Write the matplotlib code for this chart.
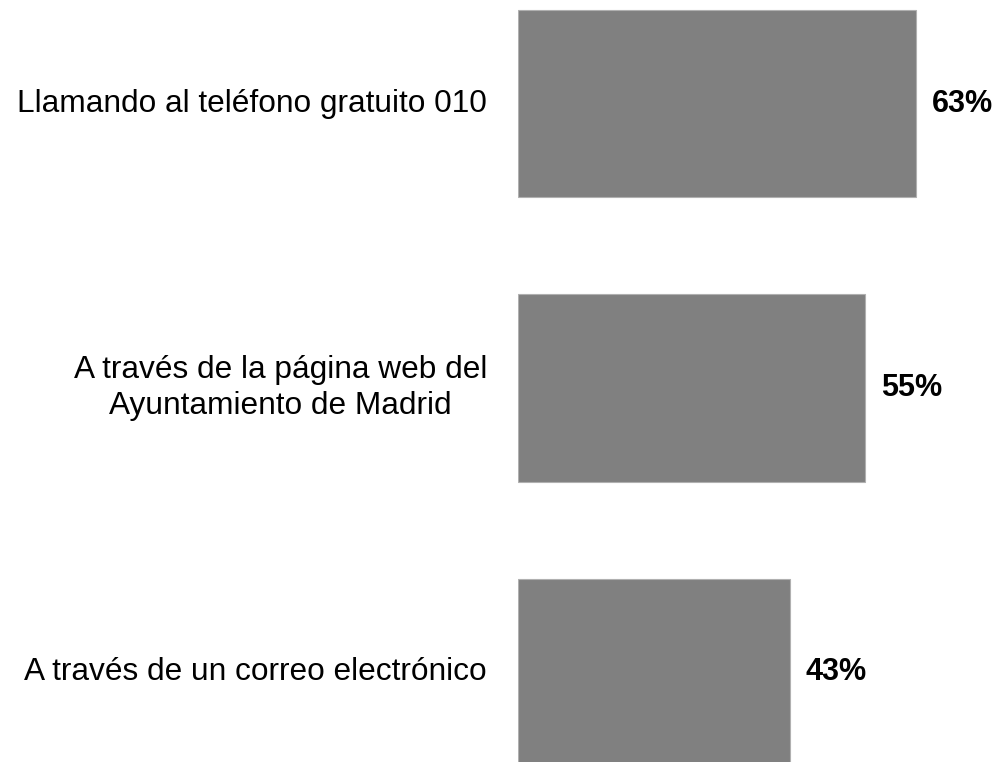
import matplotlib.pyplot as plt

categories = ['Llamando al teléfono gratuito 010',
              'A través de la página web del\nAyuntamiento de Madrid',
              'A través de un correo electrónico']
values = [63, 55, 43]

plt.rcParams['font.family'] = ['Liberation Sans', 'DejaVu Sans']

fig = plt.figure(figsize=(10.02, 7.62), dpi=100)
ax = fig.add_axes([518 / 1002, 0, 480 / 1002, 1])

ypos = range(len(values))
ax.barh(ypos, values, height=0.66, color='#808080', edgecolor='#b0b0b0', linewidth=0.8)
ax.set_xlim(0, 76)
ax.set_ylim(2.315, -0.364)
ax.axis('off')

for y, v, lab in zip(ypos, values, categories):
    ax.text(v + 2.5, y, f'{v}%', va='center', ha='left', fontsize=22, fontweight='bold')
    ax.annotate(lab, xy=(0, y), xytext=(-31, 0), textcoords='offset pixels',
                ha='right', va='center', multialignment='center', fontsize=22.8,
                linespacing=1.3)

fig.savefig('out.png', dpi=100)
::::
TASK DETAILS:
Extract, word for word, each line from the top of the data down to and including the line with "ax = fig.add_axes([518"; skip the pictures.

FINISHED TASK:
Write the matplotlib code for this chart.
import matplotlib.pyplot as plt

categories = ['Llamando al teléfono gratuito 010',
              'A través de la página web del\nAyuntamiento de Madrid',
              'A través de un correo electrónico']
values = [63, 55, 43]

plt.rcParams['font.family'] = ['Liberation Sans', 'DejaVu Sans']

fig = plt.figure(figsize=(10.02, 7.62), dpi=100)
ax = fig.add_axes([518 / 1002, 0, 480 / 1002, 1])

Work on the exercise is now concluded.